De prime abord, le film de Roger Corman ne semble pas se démarquer du tout venant des films noirs de l’époque. Mitraillette Kelly nous apparaît comme un bandit aux méthodes brutales (ce n’est pas Fandango qui me contredira) et contre lequel il ne vaut mieux pas s’élever. Comme tout prince du crime qui se respecte, il dispose d’une magnifique fiancée et d’une solide réputation de dur à cuir. Et pourtant, sous couvert d’un certain classicisme, Roger Corman distille ça et là des petites touches dissonantes qui donne au film un cachet tout personnel. Roger Corman joue sur les acquis d’un genre pour mieux les bouleverser. Ainsi, Mitraillette Kelly nous révèle bien vite une fêlure, qui dès lors ne va cesser de s’accroître pour finir par le fragiliser totalement. Kelly est effrayé par la mort et tout ce qui s’y rattache. Après un premier hold-up couronné de succès, la belle mécanique mise en place pour le second est rompue lorsque Kelly croise un cercueil sur sa route. Au fil du film, la figure du gangster monolithique et sûr de lui du début s’efface au profit de celle, beaucoup plus fragile et moins convenue, d’un homme complètement perdu et apeuré. Mitraillette Kelly se révèle n’être qu’un pantin entre les mains de sa fiancée, une femme plus dure qu’elle n’y paraît et à laquelle il doit son surnom. Les scènes faisant suite à l’échec du second hold-up sont à ce titre éloquentes. Obligé de se terrer par peur des représailles, Kelly trouve refuge chez la mère de sa fiancée où il doit chaque jour affronter ses quolibets, celle-ci ne manquant pas une occasion de le traiter de lâche. Lui, la terreur des bas fonds se fait mettre plus bas que terre par deux bonnes femmes. Les temps sont durs pour les gangsters ! Tout ce qui suit, résulte de la volonté de Kelly de prouver à ces femmes qu’il est un vrai mec, un dur de dur. Il se lance en quelque sorte dans une course effrénée pour la réhabilitation de sa virilité bafouée.
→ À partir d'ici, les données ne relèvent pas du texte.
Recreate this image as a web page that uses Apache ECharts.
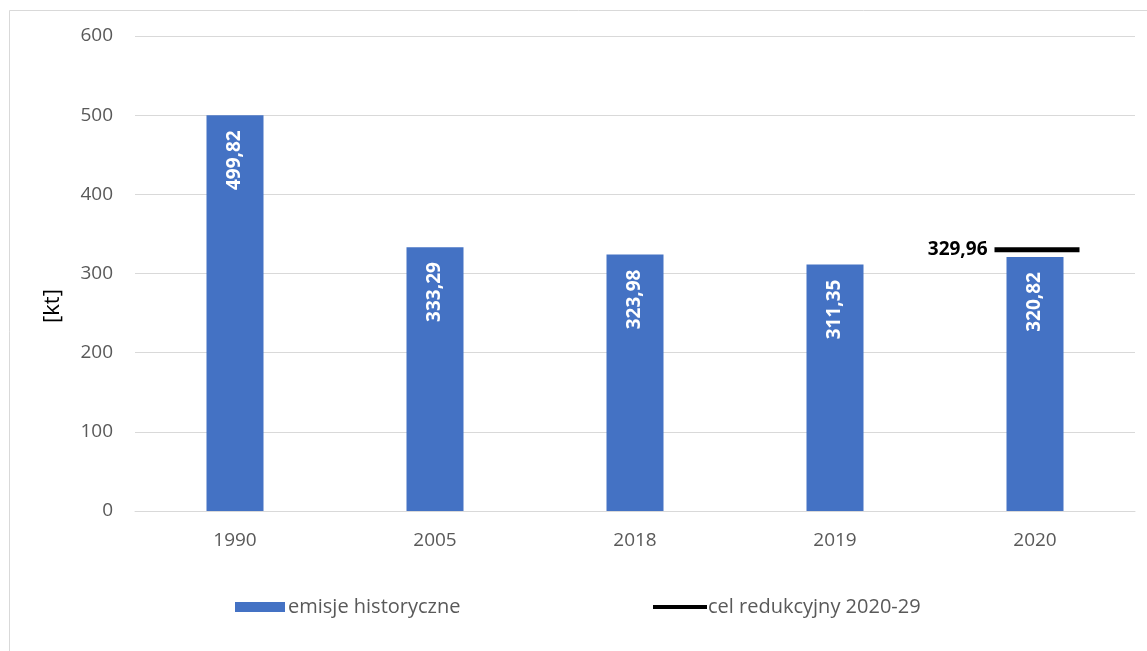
<!DOCTYPE html>
<html>
<head>
<meta charset="utf-8">
<script src="https://cdn.jsdelivr.net/npm/echarts@6/dist/echarts.min.js"></script>
<style>
html,body{margin:0;padding:0;background:#fff;}
#c{width:1147px;height:651px;}
</style>
</head>
<body>
<div id="c"></div>
<script>
var categories = ['1990', '2005', '2018', '2019', '2020'];
var historical = [499.82, 333.29, 323.98, 311.35, 320.82];
var target = [null, null, null, null, 329.96];
var yTicks = [0, 100, 200, 300, 400, 500, 600];

function fmt(v) { return v.toFixed(2).replace('.', ','); }

var FONT = '"Open Sans", "Noto Sans", sans-serif';
var chart = echarts.init(document.getElementById('c'));
chart.setOption({
  animation: false,
  backgroundColor: '#fff',
  textStyle: { fontFamily: FONT },
  graphic: [{
    type: 'rect',
    shape: { x: 9.5, y: 10.5, width: 1160, height: 660 },
    style: { fill: 'none', stroke: '#d9d9d9', lineWidth: 1 },
    silent: true
  }, {
    type: 'text',
    x: 53, y: 306,
    rotation: Math.PI / 2,
    style: {
      text: '[kt]', fill: '#000', fontSize: 22, fontFamily: FONT,
      align: 'center', verticalAlign: 'middle'
    },
    silent: true
  }],
  grid: { left: 135, right: 12, top: 36, bottom: 140, containLabel: false },
  legend: [{
    data: ['emisje historyczne'],
    left: 230, top: 592,
    icon: 'rect', itemWidth: 50, itemHeight: 10,
    textStyle: { color: '#595959', fontSize: 20, fontFamily: FONT, padding: [0, 0, 0, -2] }
  }, {
    data: ['cel redukcyjny 2020-29'],
    left: 648, top: 592,
    icon: 'rect', itemWidth: 54, itemHeight: 4,
    itemStyle: { color: '#000', opacity: 1 },
    textStyle: { color: '#595959', fontSize: 20, fontFamily: FONT, padding: [0, 0, 0, -4] }
  }],
  xAxis: {
    type: 'category',
    data: categories,
    axisLine: { lineStyle: { color: '#d9d9d9' } },
    axisTick: { show: false },
    axisLabel: { color: '#595959', fontSize: 19, margin: 20, fontFamily: FONT }
  },
  yAxis: {
    type: 'value',
    min: yTicks[0], max: yTicks[yTicks.length - 1], interval: 100,
    axisLine: { show: false },
    axisTick: { show: false },
    axisLabel: { color: '#595959', fontSize: 19, margin: 22, fontFamily: FONT },
    splitLine: { lineStyle: { color: '#d9d9d9', width: 1 } }
  },
  series: [{
    name: 'emisje historyczne',
    type: 'bar',
    data: historical,
    barWidth: 57,
    itemStyle: { color: '#4472c4' },
    label: {
      show: true,
      position: 'insideTop',
      rotate: 90,
      align: 'right',
      verticalAlign: 'middle',
      distance: 15,
      color: '#fff',
      fontWeight: 'bold',
      fontSize: 19,
      fontFamily: FONT,
      formatter: function (p) { return fmt(p.value); }
    }
  }, {
    name: 'cel redukcyjny 2020-29',
    type: 'scatter',
    data: target,
    symbol: 'rect',
    symbolSize: [85, 5],
    symbolOffset: [2, 0],
    itemStyle: { color: '#000', opacity: 1 },
    label: {
      show: true,
      position: 'left',
      distance: 7,
      color: '#000',
      fontWeight: 'bold',
      fontSize: 19,
      fontFamily: FONT,
      formatter: function (p) { return p.value == null ? '' : fmt(p.value); }
    }
  }]
});
</script>
</body>
</html>
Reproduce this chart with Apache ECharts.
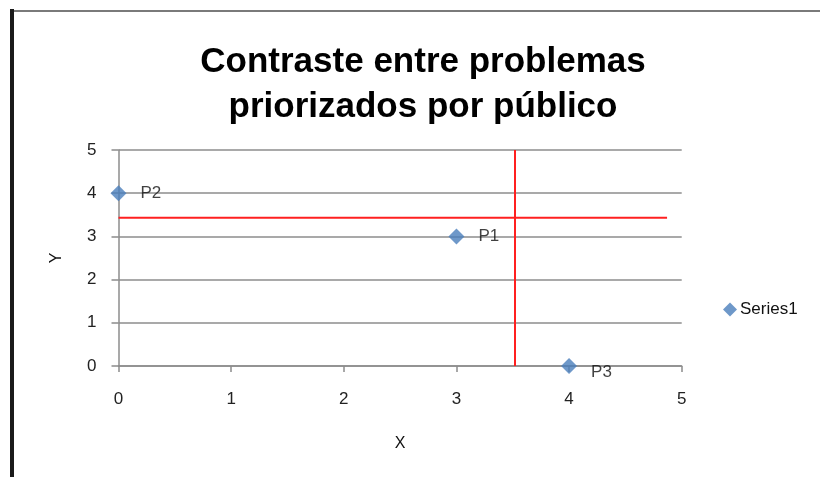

On connaît le talent de Roger Corman pour réaliser des films de bonnes tenues pour trois fois rien. Il s’avère également être un formidable directeur d’acteurs. Charles Bronson et Susan Cabot sont tous deux parfaits. Plus le premier révèle ses faiblesses, plus la seconde s’affirme comme une femme à poigne, à des lieues de la simple compagne du héros qu’elle semblait être au départ. Roger Corman s’est amusé à redistribuer les rôles à sa guise, et n’hésite pas à martyriser ce pauvre Kelly, dont la stature d’ennemi public n°1 s’effondre complètement à la fin du film. Méconnu, Mitraillette Kelly compte parmi les très bons films de gangsters, rien de moins. En outre, il constitue l’un des points d’orgue de la carrière de Charles Bronson, ce dernier s’étant sans doute laissé aller à trop de facilité tout au long de celle-ci. Quant à Roger Corman, il s’affirme comme un réalisateur capable d’exceller dans tous les genres.